Section II. Representations and Warranties of the Sellers.
Sellers jointly and severally represent and warrant to Buyer as
follows:
A. Each Seller is a limited partnership duly organized,
validly existing and in good standing under the laws of the State
of California with all necessary partnership power and authority
to execute, deliver and perform this Agreement. The Company is a
corporation duly organized, validly existing and in good standing
under the laws of the State of Delaware with all necessary
corporate power and authority to own its properties and assets
and to carry on its businesses as now conducted.
B. (a) The execution, delivery and performance of this
Agreement have been duly and validly authorized by all necessary
partnership actions on the part of each Seller.
(b) Each Seller has duly executed and delivered
this Agreement.

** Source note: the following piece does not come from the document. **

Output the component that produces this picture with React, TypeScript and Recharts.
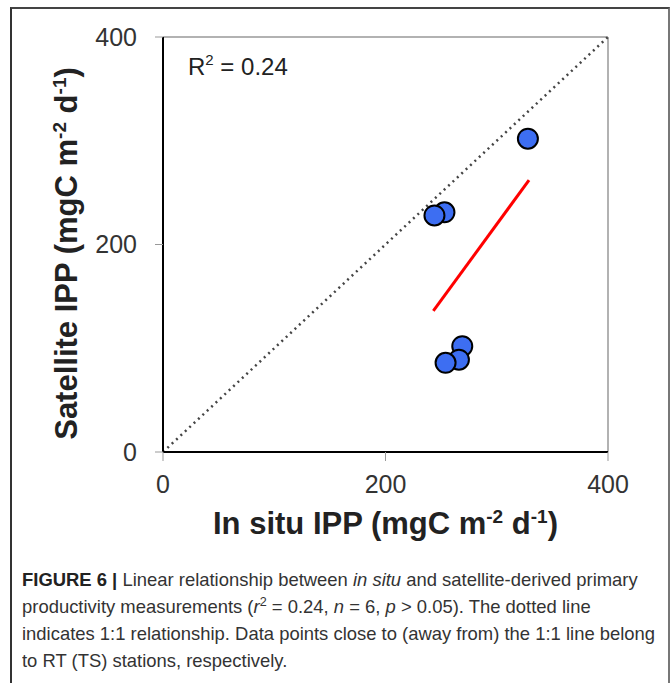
import React from "react";
import {
  Label,
  ReferenceLine,
  Scatter,
  ScatterChart,
  XAxis,
  YAxis,
} from "recharts";

// in situ vs satellite IPP (mgC m-2 d-1)
const inSitu = [328, 253, 244, 269, 266, 254];
const satellite = [302, 231, 228, 102, 89, 86];
// ends of the fitted regression line
const fitX = [243, 329];
const fitY = [136, 262];
const axisTicks = [0, 200, 400];

const points = inSitu.map((x, i) => ({ x, y: satellite[i] }));
const fit = fitX.map((x, i) => ({ x, y: fitY[i] }));

const FONT = '"Liberation Sans", Arial, sans-serif';

const Dot = (props: any) => (
  <circle
    cx={props.cx}
    cy={props.cy}
    r={10}
    fill="#3d6ef2"
    stroke="#000"
    strokeWidth={2}
  />
);

const XTitle = (props: any) => {
  const vb = props.viewBox;
  return (
    <text
      x={vb.x + vb.width / 2}
      y={vb.y + vb.height + 42}
      textAnchor="middle"
      fontFamily={FONT}
      fontWeight="bold"
      fontSize={31}
      fill="#222"
    >
      In situ IPP (mgC m
      <tspan dy={-11} fontSize={19}>-2</tspan>
      <tspan dy={11}> d</tspan>
      <tspan dy={-11} fontSize={19}>-1</tspan>
      <tspan dy={11}>)</tspan>
    </text>
  );
};

const YTitle = (props: any) => {
  const vb = props.viewBox;
  const x = 77;
  const y = vb.y + vb.height / 2 + 9;
  return (
    <text
      x={x}
      y={y}
      transform={`rotate(-90 ${x} ${y})`}
      textAnchor="middle"
      fontFamily={FONT}
      fontWeight="bold"
      fontSize={31}
      fill="#222"
    >
      Satellite IPP (mgC m
      <tspan dy={-11} fontSize={19}>-2</tspan>
      <tspan dy={11}> d</tspan>
      <tspan dy={-11} fontSize={19}>-1</tspan>
      <tspan dy={11}>)</tspan>
    </text>
  );
};

export default function App() {
  return (
    <div
      style={{
        position: "absolute",
        left: 0,
        top: 0,
        width: 670,
        height: 683,
        overflow: "hidden",
        background: "#fff",
      }}
    >
      <div
        style={{
          position: "absolute",
          left: 10,
          top: 7,
          width: 656,
          height: 700,
          borderTop: "2px solid #444",
          borderLeft: "2px solid #333",
          borderRight: "2px solid #777",
        }}
      />
      <ScatterChart
        width={670}
        height={560}
        margin={{ top: 37, right: 62, bottom: 68, left: 103 }}
        style={{ position: "absolute", left: 0, top: 0 }}
      >
        <XAxis
          type="number"
          dataKey="x"
          domain={[0, 400]}
          ticks={axisTicks}
          height={40}
          axisLine={{ stroke: "#000", strokeWidth: 2 }}
          tickLine={{ stroke: "#999" }}
          tickSize={9}
          tickMargin={14}
          tick={{ fill: "#333", fontSize: 25, fontFamily: FONT }}
        >
          <Label content={XTitle} />
        </XAxis>
        <YAxis
          type="number"
          dataKey="y"
          domain={[0, 400]}
          ticks={axisTicks}
          width={60}
          axisLine={{ stroke: "#000", strokeWidth: 2 }}
          tickLine={{ stroke: "#999" }}
          tickSize={8}
          tickMargin={18}
          tick={{ fill: "#333", fontSize: 25, fontFamily: FONT }}
        >
          <Label content={YTitle} />
        </YAxis>
        <ReferenceLine y={400} stroke="#999" strokeWidth={1.5} />
        <ReferenceLine x={400} stroke="#999" strokeWidth={1.5} />
        <ReferenceLine
          segment={[
            { x: 0, y: 0 },
            { x: 400, y: 400 },
          ]}
          stroke="#444"
          strokeWidth={2.5}
          strokeDasharray="2 4"
        />
        <Scatter
          data={fit}
          line={{ stroke: "#f00", strokeWidth: 3 }}
          shape={() => <g />}
          isAnimationActive={false}
        />
        <Scatter data={points} shape={Dot} isAnimationActive={false} />
      </ScatterChart>
      <div
        style={{
          position: "absolute",
          left: 188,
          top: 53,
          fontFamily: FONT,
          fontSize: 24,
          color: "#222",
          whiteSpace: "nowrap",
        }}
      >
        R<sup style={{ fontSize: 15, verticalAlign: 10, lineHeight: 0 }}>2</sup> = 0.24
      </div>
      <div
        style={{
          position: "absolute",
          left: 22,
          top: 566,
          fontFamily: FONT,
          fontSize: 19,
          lineHeight: "27px",
          color: "#333",
          whiteSpace: "nowrap",
          transform: "scaleX(0.97)",
          transformOrigin: "0 0",
        }}
      >
        <b style={{ color: "#222" }}>FIGURE 6 |</b> Linear relationship between{" "}
        <i>in situ</i> and satellite-derived primary
        <br />
        productivity measurements (<i>r</i>
        <sup style={{ fontSize: 13, lineHeight: 0 }}>2</sup> = 0.24, <i>n</i> = 6,{" "}
        <i>p</i> &gt; 0.05). The dotted line
        <br />
        indicates 1:1 relationship. Data points close to (away from) the 1:1 line belong
        <br />
        to RT (TS) stations, respectively.
      </div>
    </div>
  );
}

This Agreement constitutes the legally valid and
binding obligation of each Seller, enforceable against such
Seller in accordance with its terms except as such enforceability
may be limited by bankruptcy, insolvency, reorganization,
moratorium and other similar laws and equitable principles
relating to or limit- ing creditors' rights generally.
(c) The execution, delivery and performance of this
Agreement by each Seller will not violate or constitute a breach
or default (whether upon lapse of time or the occurrence of any
act or event or otherwise) under (i) the partnership agreement of
such Seller; or (ii) any material law to which such Seller is
subject.
(d) Except as set forth in clauses (ii), (iii),
(iv) and (v) of Section 4.2 hereof and assuming the accuracy of
the matters set forth in Section 3.3 hereof, the execution,
delivery and performance of this Agreement by each Seller will
not require filing or registration with, or the issuance of any
permit by, or receipt of any approval or other consent from, any
other person or entity.
(e) The execution, delivery and performance of this
Agreement will not cause the acceleration of any payment or
trigger any other right under any agreement, arrangement,
commitment or understanding to which the Company is a party or by
which the Company is bound.
C. Since June 17, 1994, the Company has filed with the
Securities and Exchange Commission all Annual Reports on Form
10-K, Quarterly Reports on Form 10-Q, Current Reports on Form
8-K, proxy materials and registration statements required to be
filed by it pursuant to the federal securities laws and has made
all other filings required to be made by it with the Securities
and Exchange Commission (collectively, the "SEC Filings"). The
SEC Filings did not (as of the respective filing dates, mailing
dates or effective dates, as the case may be) contain any untrue
statements of a material fact or omit to state a material fact
required to be stated therein or necessary in order to make the
statements made therein, in light of the circumstances under
which they were made, not misleading.
D. Exhibit A is a true and complete statement of the
number of shares of Common Stock of the Company owned by each
Seller. The Sellers own all of the shares of Stock beneficially
and of record. The Stock is free and clear of any claim, charge,
encumbrance, security interest, lien, option, pledge, right of
others, or restriction (whether on voting, sale, transfer,
disposition or other- wise), whether imposed by agreement,
understanding, law, equity or otherwise, except for any
restrictions on transfer by affiliates arising under the federal
securities laws. The Stock is duly authorized, validly issued
and outstanding and fully paid and nonassessable. Except as set
forth in the SEC Filings, there are no outstanding contracts or
other rights to subscribe for or purchase, or contracts or other
obligations to issue or grant any rights to acquire, any capital
stock of the Company, or to restructure or recapitalize the
Company, and there are no outstanding contracts of any Seller or
the Company to repurchase, redeem, or otherwise acquire any
capital stock of the Company.
E. Exhibit B is a true and complete list of all
agreements, arrangements, commitments or understandings between
the Company and its management employees, true, correct and
complete copies of which have been delivered to Buyer by the
Sellers prior to the date hereof.
F. The Board of Directors of the Company has approved
the sale of the Stock to Buyer in accordance with Section
203(a)(1) of the Delaware General Corporation Law.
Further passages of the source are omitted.